Warm congratulations are making their way across campus in the wake of Interim Dean of the Faculty and Provost Constance Harsh’s January 28 announcement of appointments for promotion and tenure. The appointments were approved by the Board of Trustees during their winter meeting and take effect on July 1 of this year. They include:
Continuous tenure and promotion to associate professor
Ahmet Ay, Departments of Biology and Mathematics
Daniel Bouk, Department of History
Engda Hagos, Department of Biology
Jonathan Levine, Department of Physics and Astronomy
Navine Murshid, Department of Political Science
Illan Nam, Department of Political Science
Heather Roller, Department of History
Promotion to full professor
Barbara Regenspan, Department of Educational Studies
The board also approved additional appointments, made by Harsh and Interim President Jill Harsin in consultation with the Dean’s Advisory Council. Harsh’s announcement to campus read:
Faye Dudden, professor of history, named Charles A. Dana Professor of history
Faye Dudden came to Colgate from Union College in 1982. She holds a PhD in history from the University of Rochester. Her research focuses on a variety of aspects of women’s history in 19th-century America. Faye is the recipient of numerous prestigious fellowships and awards (including ACLS and NEH) and regularly acts as a museum and public history consultant. While she has published seminal articles, she has also recently published a highly-regarded third book, Fighting Chance: The Struggle over Woman Suffrage and Black Suffrage in Reconstruction America. At Colgate, her history department colleagues admire the breadth of her teaching, which includes not only a variety of women’s and local history courses, but also the history of the Civil War. In addition to the courses she teaches, Faye has supervised a number of remarkable honors and high honors theses — including those written when she directed the London History Study Group. Professor Dudden is not only a renowned scholar; as member of the Colgate University, she has contributed to the intellectual depth and sense of community on campus, including serving on the promotion and tenure committee and as chair of the history department.
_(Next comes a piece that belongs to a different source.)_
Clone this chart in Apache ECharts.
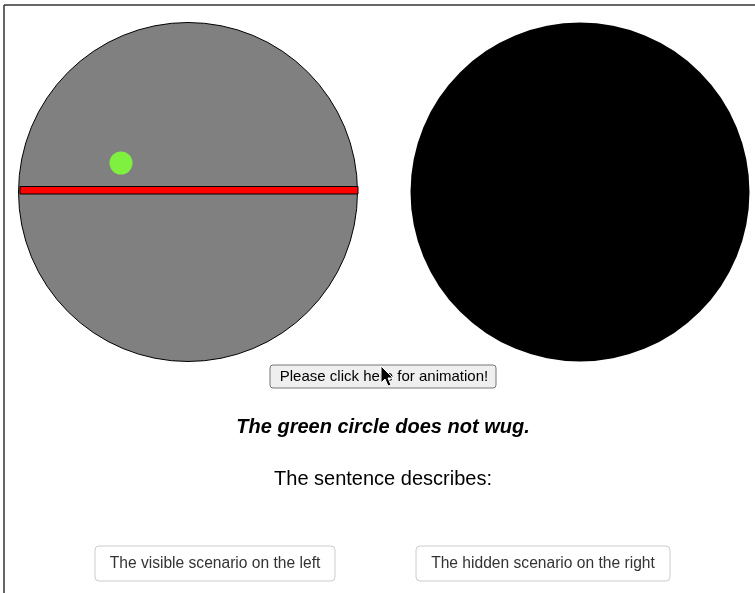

Nancy Ries, professor of anthropology and peace and conflict studies, named the Christian A. Johnson Chair in liberal arts studies
Nancy Ries, who joined the faculty in 1994, is a widely cited scholar of political culture in Russia from the 1980s to the present, and has been instrumental in developing post-Soviet studies. She was co-founder of Soyuz: The Post-Communist Cultural Studies Interest Group, and co-editor of Cornell University Press’s prize-winning Culture and Society after Socialism series. Nancy has been a tireless university citizen as well: her leadership roles have included terms as chair of the Department of Sociology and Anthropology, as director of the Peace and Conflict Studies Program, and as chair of the Off-Campus Study Committee, in addition to service on other elected and appointed committees in many areas of institutional life. She is a regular contributor to the Communities and Identities and Global Engagements components of the Core, as well as to the First Year Seminar program. She will begin a three-year appointment as Director of the Division of University Studies on July 1, 2016.